>>>>
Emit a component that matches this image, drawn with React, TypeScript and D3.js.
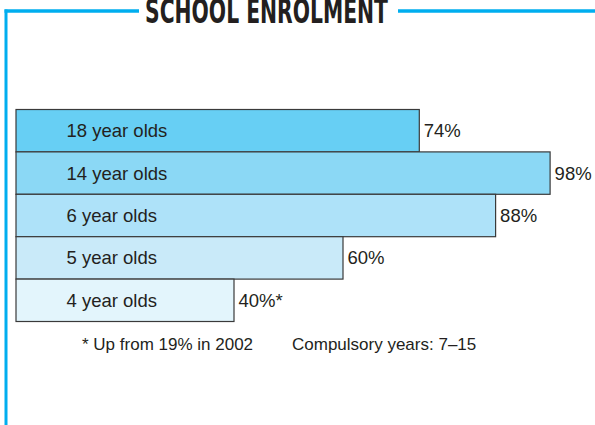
import React from "react";
import * as d3 from "d3";

const categories = ["18 year olds", "14 year olds", "6 year olds", "5 year olds", "4 year olds"];
const values = [74, 98, 88, 60, 40];
const valueLabels = ["74%", "98%", "88%", "60%", "40%*"];
const barColors = ["#67cff4", "#8bd8f5", "#aee2f9", "#c9eaf9", "#e3f5fc"];
const title = "SCHOOL ENROLMENT";
const footnotes = ["* Up from 19% in 2002", "Compulsory years: 7\u201315"];

const W = 595;
const H = 425;
const FRAME = "#00aeef";
const TEXT = "#231f20";

export default function App() {
  const x = d3.scaleLinear().domain([0, 100]).range([16, 561]);
  const y = d3.scaleBand<string>().domain(categories).range([109.5, 321.5]).padding(0);
  const bh = y.bandwidth();
  const font = "'Liberation Sans', Arial, Helvetica, sans-serif";

  return (
    <svg
      width={W}
      height={H}
      style={{ position: "absolute", left: 0, top: 0, background: "#fff" }}
      fontFamily={font}
    >
      {/* frame */}
      <line x1={6} y1={9.5} x2={6} y2={H} stroke={FRAME} strokeWidth={3} />
      <line x1={4.5} y1={11} x2={139} y2={11} stroke={FRAME} strokeWidth={3.5} />
      <line x1={398} y1={11} x2={W} y2={11} stroke={FRAME} strokeWidth={3.5} />
      <text
        x={145}
        y={23}
        fontFamily="'Liberation Sans Narrow', 'DejaVu Sans Condensed', 'Arial Narrow', sans-serif"
        fontWeight="bold"
        fontSize={33}
        fill={TEXT}
        textLength={243}
        lengthAdjust="spacingAndGlyphs"
      >
        {title}
      </text>

      {/* bars */}
      {categories.map((c, i) => {
        const y0 = y(c)!;
        return (
          <g key={c}>
            <rect
              x={x(0)}
              y={y0}
              width={x(values[i]) - x(0)}
              height={bh}
              fill={barColors[i]}
              stroke="#3a3a3a"
              strokeWidth={1.2}
            />
            <text x={66.5} y={y0 + bh / 2 + 6.5} fontSize={18.5} fill={TEXT}>
              {c}
            </text>
            <text x={x(values[i]) + 4.5} y={y0 + bh / 2 + 6.5} fontSize={18.5} fill={TEXT}>
              {valueLabels[i]}
            </text>
          </g>
        );
      })}

      {/* footnotes */}
      <text x={82} y={349.5} fontSize={17} fill={TEXT}>
        {footnotes[0]}
      </text>
      <text x={292} y={349.5} fontSize={17} fill={TEXT}>
        {footnotes[1]}
      </text>
    </svg>
  );
}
<<<<
_PROBLEM STATEMENT_. Return, unchanged, the lines from the first line of the material through the line that holds "import * as", inclusive, omitting pictures.

_RESPONSE TO THE EXERCISE_.
Emit a component that matches this image, drawn with React, TypeScript and D3.js.
import React from "react";
import * as d3 from "d3";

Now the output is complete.